The media is overloaded with "babel" - homelessness, famine, violence, genocide, crimes against humanity, and we cry out daily for respite from the catalogue of human misery and fear which every day's news presents in graphic detail. So I'll give you a Pentecost, or at least the potential for it! Where, and when, you say.
On this very day in Manchester England pop star Ariana Grande will return to headline a star-studded "One Love Manchester " concert in memory of the victims of the bombing attack on her show. "We will not quit or operate in fear. We won't let this divide us. We won't let hate win," she says. "Our response to this violence must be to come closer together, to help each other, to love more, to sing louder and to live more kindly and generously than we did before."
World television rights for the show are already arranged, and I can foresee one of the largest Tv audiences ever is guaranteed as younger people in every nation and culture identify with the aims of the return show.
Some of the biggest names of the pop world, Justin Bieber, Katy Perry, Miley Cyrus, Pharrell Williams are hardly everyone's idea of a new Pentecost, but don't be too quick to dismiss the versatility of the Spirit! The first Pentecost did not feature religious or political leadership - it
was a spontaneous outpouring among dejected disciples, children, fishermen, artisans, pilgrims and tourists, people with ostensibly nothing in common. But the Spirit tapped into a common need, a thirst, a hunger, and tribalism was defeated even in the heart of tribal Jerusalem. And it proved irresistible.

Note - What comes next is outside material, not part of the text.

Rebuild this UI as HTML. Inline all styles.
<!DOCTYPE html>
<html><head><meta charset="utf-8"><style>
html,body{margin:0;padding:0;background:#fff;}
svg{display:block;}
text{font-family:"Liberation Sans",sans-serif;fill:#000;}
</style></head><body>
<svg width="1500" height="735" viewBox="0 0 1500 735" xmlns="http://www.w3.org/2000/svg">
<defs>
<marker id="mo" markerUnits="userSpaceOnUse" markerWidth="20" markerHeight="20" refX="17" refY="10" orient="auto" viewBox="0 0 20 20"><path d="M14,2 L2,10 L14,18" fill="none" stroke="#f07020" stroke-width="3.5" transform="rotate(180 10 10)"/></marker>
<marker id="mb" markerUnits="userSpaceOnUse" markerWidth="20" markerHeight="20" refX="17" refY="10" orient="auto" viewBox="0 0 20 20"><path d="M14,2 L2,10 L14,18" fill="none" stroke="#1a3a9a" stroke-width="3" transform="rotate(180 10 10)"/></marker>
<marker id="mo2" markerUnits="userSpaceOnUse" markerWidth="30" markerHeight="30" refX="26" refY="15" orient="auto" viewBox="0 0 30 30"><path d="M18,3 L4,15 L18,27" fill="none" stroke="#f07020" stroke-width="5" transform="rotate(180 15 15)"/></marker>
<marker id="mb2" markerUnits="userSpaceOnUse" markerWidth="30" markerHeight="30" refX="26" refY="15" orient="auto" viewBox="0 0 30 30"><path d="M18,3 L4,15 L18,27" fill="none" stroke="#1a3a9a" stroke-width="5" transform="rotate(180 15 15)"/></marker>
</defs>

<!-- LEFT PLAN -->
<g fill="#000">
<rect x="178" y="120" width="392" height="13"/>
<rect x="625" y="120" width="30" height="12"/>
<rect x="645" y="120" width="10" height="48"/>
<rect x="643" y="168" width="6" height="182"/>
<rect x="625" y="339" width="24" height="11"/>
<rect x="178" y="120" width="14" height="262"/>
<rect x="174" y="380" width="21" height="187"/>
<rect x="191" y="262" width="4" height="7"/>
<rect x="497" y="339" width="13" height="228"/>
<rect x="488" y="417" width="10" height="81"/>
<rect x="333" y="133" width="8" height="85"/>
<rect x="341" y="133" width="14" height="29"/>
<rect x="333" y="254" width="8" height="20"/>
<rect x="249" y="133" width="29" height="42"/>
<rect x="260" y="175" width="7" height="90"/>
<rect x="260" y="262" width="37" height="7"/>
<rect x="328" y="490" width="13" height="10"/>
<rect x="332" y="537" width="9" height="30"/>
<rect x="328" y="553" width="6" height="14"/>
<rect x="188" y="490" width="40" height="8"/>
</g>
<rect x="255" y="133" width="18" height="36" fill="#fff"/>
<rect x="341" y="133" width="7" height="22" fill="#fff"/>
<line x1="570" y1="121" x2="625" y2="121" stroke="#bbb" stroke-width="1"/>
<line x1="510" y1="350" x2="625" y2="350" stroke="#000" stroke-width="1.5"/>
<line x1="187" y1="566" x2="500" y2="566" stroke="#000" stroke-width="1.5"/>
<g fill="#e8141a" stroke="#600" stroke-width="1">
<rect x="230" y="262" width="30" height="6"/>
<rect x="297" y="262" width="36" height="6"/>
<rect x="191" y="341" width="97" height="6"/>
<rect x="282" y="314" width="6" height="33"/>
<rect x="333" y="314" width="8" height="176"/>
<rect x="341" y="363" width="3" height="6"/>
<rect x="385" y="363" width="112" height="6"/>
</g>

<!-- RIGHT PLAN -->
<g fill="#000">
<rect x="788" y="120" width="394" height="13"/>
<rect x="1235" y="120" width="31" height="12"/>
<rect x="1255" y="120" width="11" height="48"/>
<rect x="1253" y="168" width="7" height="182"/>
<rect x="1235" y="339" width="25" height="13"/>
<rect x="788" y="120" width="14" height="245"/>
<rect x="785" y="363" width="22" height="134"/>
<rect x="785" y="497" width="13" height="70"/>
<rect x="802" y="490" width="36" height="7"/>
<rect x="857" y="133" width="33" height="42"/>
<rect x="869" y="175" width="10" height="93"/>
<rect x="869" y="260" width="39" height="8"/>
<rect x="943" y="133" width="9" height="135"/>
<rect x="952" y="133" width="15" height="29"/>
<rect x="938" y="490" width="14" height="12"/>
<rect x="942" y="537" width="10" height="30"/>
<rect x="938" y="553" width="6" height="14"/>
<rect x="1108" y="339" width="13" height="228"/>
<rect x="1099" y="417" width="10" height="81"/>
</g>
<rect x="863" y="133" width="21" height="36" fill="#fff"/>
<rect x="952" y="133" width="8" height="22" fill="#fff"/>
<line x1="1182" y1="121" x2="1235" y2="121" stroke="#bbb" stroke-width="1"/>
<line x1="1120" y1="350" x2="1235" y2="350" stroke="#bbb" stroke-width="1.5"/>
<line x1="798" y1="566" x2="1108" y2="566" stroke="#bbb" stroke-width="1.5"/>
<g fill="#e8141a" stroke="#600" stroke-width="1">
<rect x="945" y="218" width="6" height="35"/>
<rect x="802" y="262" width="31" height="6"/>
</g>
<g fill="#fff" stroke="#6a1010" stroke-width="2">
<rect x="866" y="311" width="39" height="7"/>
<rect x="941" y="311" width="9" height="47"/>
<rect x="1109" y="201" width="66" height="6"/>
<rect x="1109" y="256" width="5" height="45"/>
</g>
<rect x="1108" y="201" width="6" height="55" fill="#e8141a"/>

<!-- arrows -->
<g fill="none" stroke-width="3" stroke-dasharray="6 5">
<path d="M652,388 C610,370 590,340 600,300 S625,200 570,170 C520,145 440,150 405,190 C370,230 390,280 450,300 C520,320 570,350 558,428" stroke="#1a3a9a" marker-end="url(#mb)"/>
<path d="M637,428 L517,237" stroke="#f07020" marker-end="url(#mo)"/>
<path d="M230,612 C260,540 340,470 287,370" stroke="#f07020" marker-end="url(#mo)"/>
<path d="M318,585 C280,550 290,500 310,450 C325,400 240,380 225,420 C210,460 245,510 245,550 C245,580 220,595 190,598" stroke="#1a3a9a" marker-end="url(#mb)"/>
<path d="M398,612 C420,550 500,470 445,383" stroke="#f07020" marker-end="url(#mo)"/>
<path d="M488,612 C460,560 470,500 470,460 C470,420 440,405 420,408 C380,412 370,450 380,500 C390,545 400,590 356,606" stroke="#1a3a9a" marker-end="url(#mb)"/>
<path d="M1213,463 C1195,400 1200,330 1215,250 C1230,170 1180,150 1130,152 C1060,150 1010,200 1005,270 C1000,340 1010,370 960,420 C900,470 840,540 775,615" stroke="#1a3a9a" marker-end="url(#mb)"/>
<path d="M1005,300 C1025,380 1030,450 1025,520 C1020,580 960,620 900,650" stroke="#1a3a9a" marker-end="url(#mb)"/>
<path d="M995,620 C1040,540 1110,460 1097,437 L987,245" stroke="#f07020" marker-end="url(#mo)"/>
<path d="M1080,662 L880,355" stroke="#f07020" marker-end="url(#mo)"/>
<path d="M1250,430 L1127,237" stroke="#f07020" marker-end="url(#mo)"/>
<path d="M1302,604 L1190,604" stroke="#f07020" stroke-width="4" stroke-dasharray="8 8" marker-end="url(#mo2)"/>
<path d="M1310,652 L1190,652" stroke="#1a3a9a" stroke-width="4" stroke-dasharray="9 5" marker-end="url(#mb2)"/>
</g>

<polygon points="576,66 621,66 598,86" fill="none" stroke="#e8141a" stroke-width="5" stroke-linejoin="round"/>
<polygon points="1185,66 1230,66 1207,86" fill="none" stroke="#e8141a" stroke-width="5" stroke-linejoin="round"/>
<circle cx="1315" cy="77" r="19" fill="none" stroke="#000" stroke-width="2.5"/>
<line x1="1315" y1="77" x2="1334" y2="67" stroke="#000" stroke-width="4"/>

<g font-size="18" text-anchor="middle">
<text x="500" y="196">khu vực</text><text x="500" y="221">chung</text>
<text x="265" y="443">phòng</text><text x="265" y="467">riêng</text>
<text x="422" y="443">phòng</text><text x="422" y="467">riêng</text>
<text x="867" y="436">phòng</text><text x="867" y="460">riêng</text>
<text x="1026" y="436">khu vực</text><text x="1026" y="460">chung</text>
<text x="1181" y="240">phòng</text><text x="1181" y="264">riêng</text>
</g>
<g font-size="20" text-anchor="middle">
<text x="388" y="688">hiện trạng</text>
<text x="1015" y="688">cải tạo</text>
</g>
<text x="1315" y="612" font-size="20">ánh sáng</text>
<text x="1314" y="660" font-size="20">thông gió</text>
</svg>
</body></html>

And what will be different about Pentecost Manchester? Nothing much. Millions of the youth of the world, whether at the Old Trafford stadium or through the world-wide television audience, will unite in a popfest so laced with positive potential as to galvanise a generation of the world's youth to claim a better way, of peace, unity and mutual acceptance. Such is the power and influence of pop culture, borne by television into every corner of planet earth, that a 21st cent Pentecost uprising should be prayed for TODAY.
At the Jesus Pentecost the followers of the way are challenged to think beyond tribalism, to dream dreams and see visions.
Imagine! Imagine a 21st century Pentecost where rather than speaking in languages that we’ve never understood before, we begin to listen to those who we’ve failed to understand before. Imagine a 21st century Pentecost where Christians, Muslims, Jews, Hindus, Buddhists, Sikhs, Taoists, Baha’is and atheists begin to listen to one another. Imagine an audacious Spirit calling us beyond Christianity’s exclusivism.
Imagine a vision of Pentecost where the wind and the fire represent God out of the box. Reign of God is to be realized in all its chaotic splendour,we must put on a new hat, and strip ourselves of the ethnocentrism and chauvinism that cloaks our faith and walk brazenly down the aisle.